In 1916 Henry Ford famously declared, “history is bunk.” Later, and in language not too dissimilar, Reagan referred to history as an “ash-heap.”
These views underestimate the importance of history and the danger of neglecting it. After all, having no history is a characteristic of the animal kingdom. That, incidentally, is why campaigns of genocide often deny or distort their victims’ cultural history. Humans, uniquely, have a collective sense of history, of where we’ve come from as a race.
But knowing the importance of history is one thing. Reading history correctly is entirely another. And one period of history we often read quite incorrectly, I think, is the recently-ended 20th century.

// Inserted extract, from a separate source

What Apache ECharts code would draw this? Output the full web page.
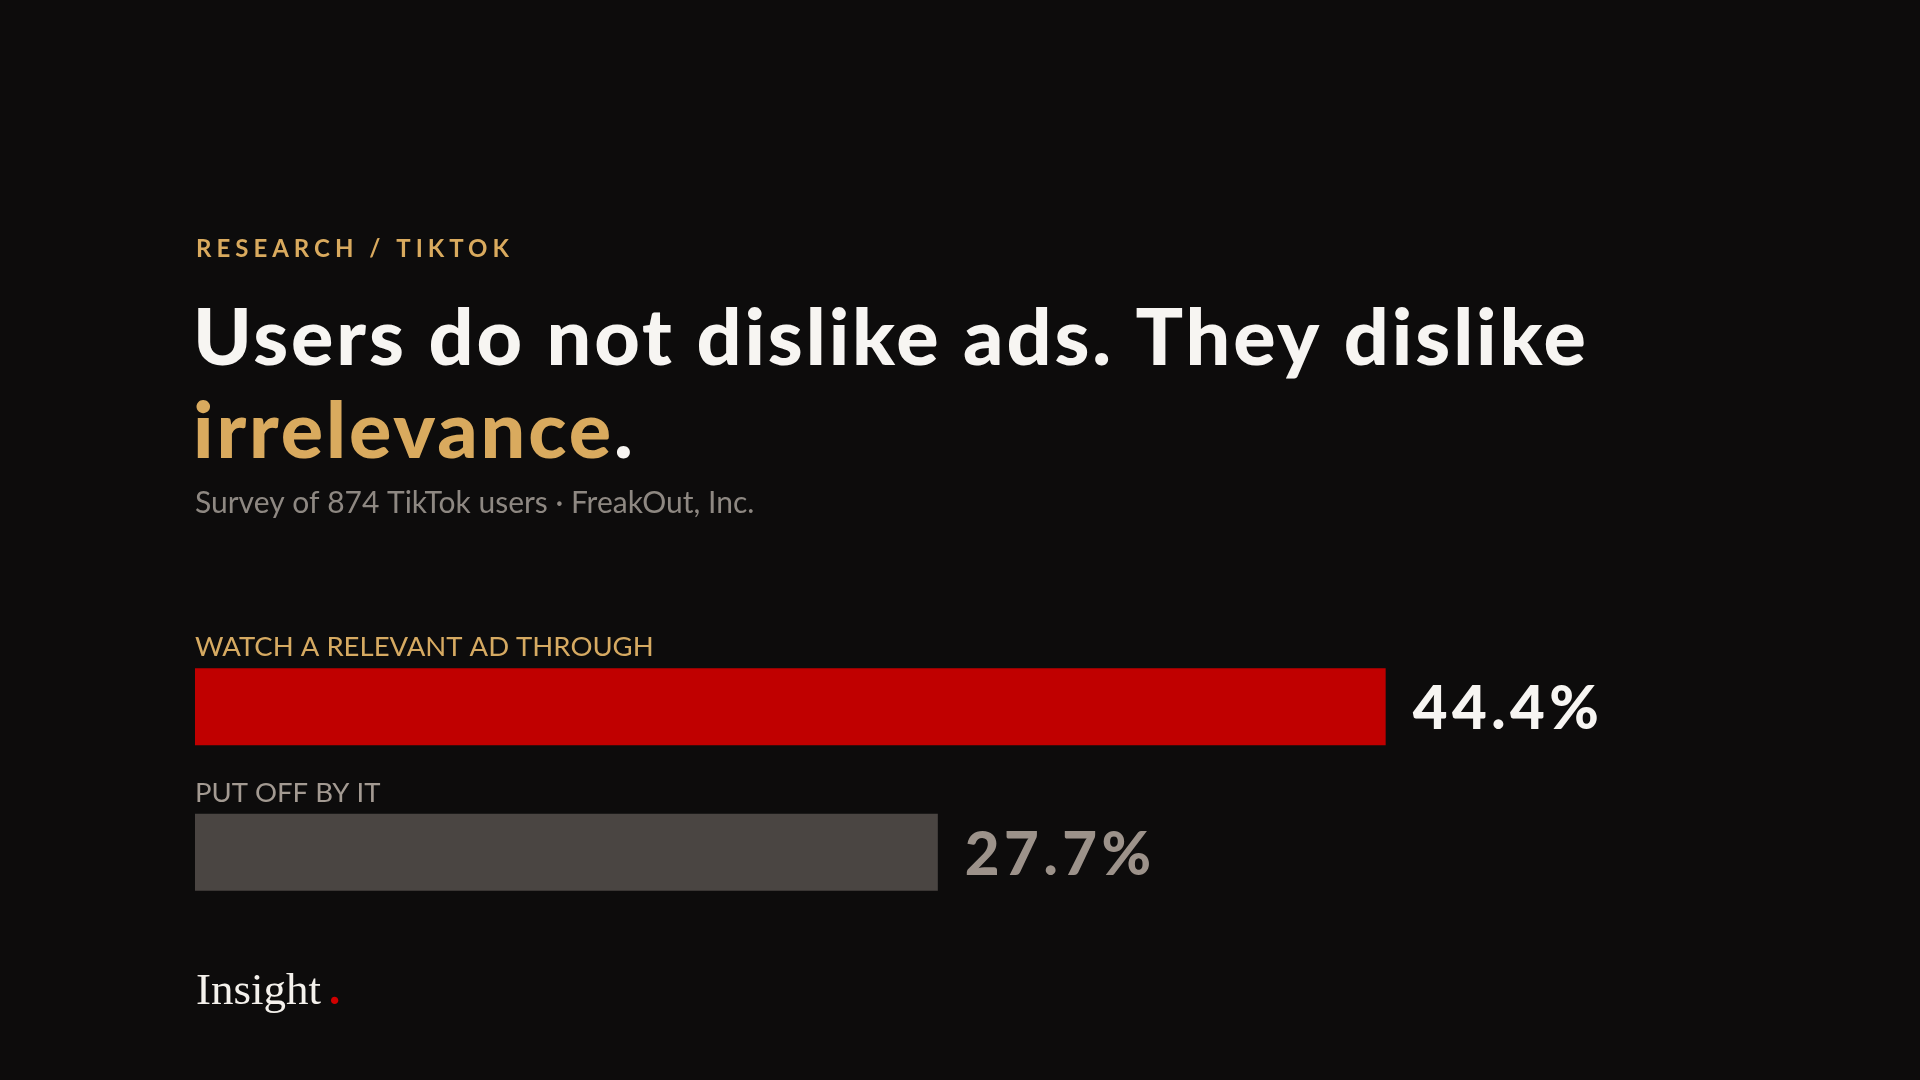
<!DOCTYPE html>
<html>
<head>
<meta charset="utf-8">
<style>
html,body{margin:0;padding:0;background:#0d0c0c;}
#chart{width:1920px;height:1080px;}
</style>
<script src="https://cdn.jsdelivr.net/npm/echarts@6/dist/echarts.min.js"></script>
</head>
<body>
<div id="chart"></div>
<script>
// ---- data ----
var categories = ['WATCH A RELEVANT AD THROUGH', 'PUT OFF BY IT'];
var values = [44.4, 27.7];
var eyebrow = 'RESEARCH / TIKTOK';
var titleLine1 = 'Users do not dislike ads. They dislike';
var titleHighlight = 'irrelevance';
var subtitle = 'Survey of 874 TikTok users \u00b7 FreakOut, Inc.';
var brand = 'Insight';

// ---- letter tracking (keyed by a marker family name in the font string) ----
var TRACK = {TrackEyebrow: '5px', TrackTitle: '2.9px', TrackValue: '4.5px'};
(function () {
  var P = CanvasRenderingContext2D.prototype;
  function apply(ctx) {
    if (!('letterSpacing' in ctx)) return;
    var f = ctx.font || '';
    var ls = '0px';
    for (var k in TRACK) { if (f.indexOf(k) >= 0) { ls = TRACK[k]; } }
    ctx.letterSpacing = ls;
  }
  ['fillText', 'strokeText', 'measureText'].forEach(function (m) {
    var orig = P[m];
    P[m] = function () { apply(this); return orig.apply(this, arguments); };
  });
})();

// ---- styles ----
var barColors = ['#c00000', '#4a4542'];
var catColors = ['#d6aa62', '#a39a92'];
var valColors = ['#f7f5f2', '#9c928a'];
var GOLD = '#d9aa5e';
var SANS = 'Lato, "Noto Sans", sans-serif';

var chart = echarts.init(document.getElementById('chart'), null, {renderer: 'canvas'});

var mainData = values.map(function (v, i) {
  return {
    value: v,
    itemStyle: {color: barColors[i]},
    label: {color: valColors[i]}
  };
});
var nameData = values.map(function (v, i) {
  return {
    value: v,
    label: {color: catColors[i], formatter: categories[i]}
  };
});

var option = {
  backgroundColor: '#0d0c0c',
  animation: false,
  grid: {left: 195, width: 1609, top: 634, height: 291},
  xAxis: {
    type: 'value', min: 0, max: 60,
    show: false
  },
  yAxis: {
    type: 'category', data: categories, inverse: true,
    show: false
  },
  graphic: [
    {
      type: 'text', left: 196, top: 235,
      style: {text: eyebrow, fill: GOLD, font: '700 24px TrackEyebrow, ' + SANS}
    },
    {
      type: 'text', left: 193, top: 299,
      style: {
        text: '{w|' + titleLine1 + '}\n{g|' + titleHighlight + '}{w|.}',
        rich: {
          w: {fill: '#f7f5f2', font: '900 79px TrackTitle, ' + SANS, lineHeight: 93},
          g: {fill: GOLD, font: '900 79px TrackTitle, ' + SANS, lineHeight: 93}
        }
      }
    },
    {
      type: 'text', left: 195, top: 488,
      style: {text: subtitle, fill: '#8e8882', font: '400 30px ' + SANS}
    },
    {
      type: 'text', left: 196, top: 970,
      style: {
        text: '{b|' + brand + '}{d|.}',
        rich: {
          b: {fill: '#f4f1ec', font: '45px "Liberation Serif", serif'},
          d: {fill: '#d00000', font: '700 45px "Liberation Serif", serif', padding: [0, 0, 0, 8]}
        }
      }
    }
  ],
  series: [
    {
      type: 'bar',
      data: mainData,
      barWidth: 77,
      label: {
        show: true, position: 'right', distance: 27, offset: [0, 3],
        fontFamily: 'TrackValue, Lato, "Noto Sans", sans-serif', fontWeight: 900, fontSize: 60,
        formatter: function (p) { return p.value.toFixed(1) + '%'; }
      }
    },
    {
      type: 'bar',
      data: nameData,
      barWidth: 77,
      barGap: '-100%',
      itemStyle: {color: 'rgba(0,0,0,0)'},
      silent: true,
      label: {
        show: true, position: [0, -21], align: 'left', verticalAlign: 'middle',
        fontFamily: SANS, fontWeight: 400, fontSize: 27.5
      }
    }
  ]
};
chart.setOption(option);
</script>
</body>
</html>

The 20th century is often seen as the most appalling period in human history. It opened with colonialism and the Scramble for Africa, an unspoken tale full of shame, such as the killing of tens of thousands of native Africans and Boers in concentration camps set up by the British during the Second Boer War and the exhibition of exotic indigenous people from Samoa, Ethiopia, and Mali at “human zoos” in great European cultural capitals like Paris, London, and Berlin. Shortly after, 10 million perished in World War I, the aftermath of which led to the 1930s Great Depression and the rise of fascism and Nazism, ideologies as squalid as they were empty, and of figures like Mussolini and Lenin. World War II, the Holocaust, and the first use of nuclear weapons followed. 20 million died in the Soviet Gulag labour camps or in exile. The Cold War and proxy wars (Angola, Korea, Vietnam). The Great Chinese Famine. 1989 Tiananmen Square massacre. Ethnic cleansings in the former Yugoslavia, in Rwanda, Cambodia, the Congo, Chechyna, Sri Lanka. You get the idea. Pretty dark century, it seems.

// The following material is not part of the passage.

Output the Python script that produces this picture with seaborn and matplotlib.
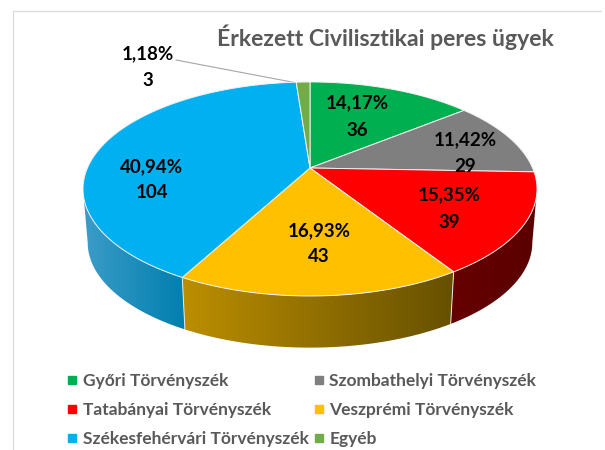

Small wonder it has been given such anguished epithets as: “the most terrible century in Western history” (Isaiah Berlin); “the century of death;” “I see it only as a century of massacres and wars” (Rene Dumont); “the most violent century in human history” (William Golding).
One epithet, which comes from Abdu’l-Baha – the son of Baha’u’llah, the Prophet-Founder of the Baha’i Faith – runs against the grain of much contemporary opinion. Abdu’l-Baha refers to the 20th century as the “Century of Light.” It is a luminous and rather surprising label.
But how could this period, which saw so much blood, be termed as such by Abdu’l-Baha? How can we substantiate this?
Enter Century of Light, a remarkable work commissioned by the Universal House of Justice on this uniquely creative and destructive century.
Without denying or minimizing the horror, it reminds us of how this same period also saw massive, epoch-making steps towards world unity, the ultimate destiny of mankind’s age-long social and political evolution. Recalling Abdu’l-Baha’s fate-laden journey to the West, bringing a message of love but also a challenge to the so-called “civilized world” – think of how He challenged assumptions about religious exclusivity and materialism (“They are worshipping themselves and not the divine reality,”), or of His powerful words about poverty in London (“[Y]our poor are so very poor!”). Next, in the aftermath of World War I, visionaries like Woodrow Wilson negotiated the formation of the League of Nations, a major step towards a global commonwealth of nations. All fields of human endeavor, as a result of the forces unleashed into the world by the birth of a new world faith only some decades before, found inspiration in outstanding figures like Martin Luther King, Jr., Paolo Freire, Ravi Shankar, Mother Teresa, and others.
From the ruins of World War II (whose Nuremberg trials demonstrated for the first time the enforceable limits of national sovereignty) emerged the United Nations – a collective endeavor to establish unity on a scale never before attempted much less achieved – whose permanent seat is in New York City, of which Abdu’l-Baha said during his visit there, “There is not doubt that… the banner of international agreement will be unfurled here.”
Advances in science brought instant communication and the Internet (predicted with such clarity by both Abdu’l-Baha and Shoghi Effendi), promptly dissolving geographic boundaries that had long separated peoples, while developments in quantum physics brought into question the Newtonian view of the universe as a giant clockwork mechanism. One’s mind turns, Century of Light reminds us, to the prophetic words of the Qur’an: “And you see the mountains and think them solid, but they shall pass away as the passing away of the clouds.” In 1963 there took place the election of the Baha’i Faith’s supreme governing institution, the Universal House of Justice, in what was likely history’s first ever, global democratic election.
These and others events, then, represent the powerful creative processes at work in the 20th century, a time when, as Abdu’l-Baha states,
[M]eans of communication have multiplied, and the five continents of the earth have virtually merged into one…. In like manner all the members of the human family, whether peoples or governments, cities or villages, have become increasingly interdependent…. Hence the unity of all mankind can in this day be achieved. Verily this is none other but one of the wonders of this wondrous age, this glorious century.”
Thanks for this Collis. The light of the luminous souls you mention it seems required the darkness of the 20th Century to demonstrate their true value. The stars shine most brightly in the darkest night. Thanks again!